Anger

Staring at a blank page, the title labelled ‘anger’. My understanding of the emotion is naive relative to others, other emotions and other people experiencing them. I’ve known sharp fiery rage on behalf of myself and others— born in suffering of various abuses, indignities, disrespect. I’ve also repressed anger. 

When enduring crisis, repression is a survival skill if often an unproductive one. Refusing your right to feel is a dangerous disprivilege towards yourself and everyone around you. Numbness can’t adequately replace any given emotion. 

My mind rebels from thinking about anger and always has. 

As a child I frequently had meltdowns and panic attacks, autistic people can struggle with frustration especially when overwhelmed or overloaded and I was coping alone with severe traumas. Coupled with betrayal due to how people in my life reacted to and treated me, it was always easier to become repressed and self isolating. Instead of expressing my pain and anger, I became a cranky closed off person. 
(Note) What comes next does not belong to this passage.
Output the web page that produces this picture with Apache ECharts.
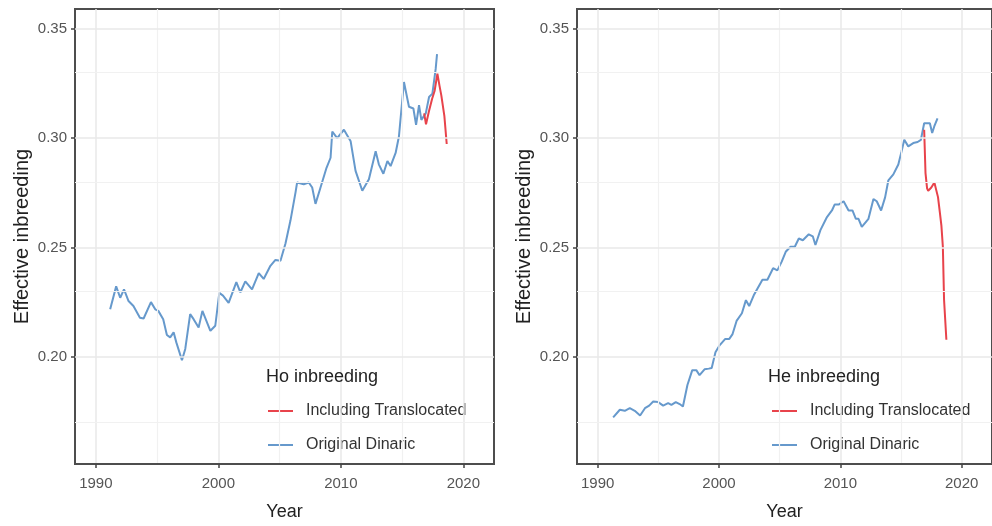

Further into my young adulthood I began learning about myself and my emotions. Dams broke, sorrow and rage spilled forth. All the pain I’d kept inside was a natural disaster, obliterating any security or structure I had. It was for the best, but my natural proclivities for dissociation and repression still remain a precarious threat. The process of unravelling, reorganizing myself was tedious and is ongoing.

Life will continue to throw new obstacles in the way of a traumatized autistic person’s journey to peace. Our world has been designed by humans, mostly rich white men, to be hostile and degrading. Capitalism and selfish, entitled perceptions, these create oppressive environments and crises in every life. 

Anger will always be something that I must process, accept, and transform into constructive energy so that the anger may healthily dissipate and have meant something. My anger towards the willful ignorance of people who hurt me or allow others to hurt me has in the past been for nothing. I avoided confrontation and allowed my bludgeoned emotions to fester or fade. Instead of expressing my pain with communication, I allowed the suffering to last until I could remove myself from the situation. Problems with my home life, my highschool relationships, and then the demeaning, humiliating, and dehumanizing events of my early young adulthood all built sadness and anger that I refused to acknowledge until it was unavoidable.

You don’t forget, but you can forgive. You can forgive yourself for still struggling, forgive people whose actions you now better understand, forgive contexts and cosmic catastrophes. “What they did hurt me, and my feelings are valid. I am angry, sad, and I understand why I feel this way.”

There are many things impossible to understand, I’ve written of the circuitous trauma in trying desperately to truly comprehend all aspects of what’s happened to us in Losing the Present in Investigating Our Past. It can be unreasonable to scope out every angle to achieve understanding. That energy is best left for understanding yourself.

You can accept and even forgive the reasons why you’ve been hurt without invalidating your pain. With or without forgiveness, or apologies, or any combination of the previous, you can learn about yourself through the acceptance of anger.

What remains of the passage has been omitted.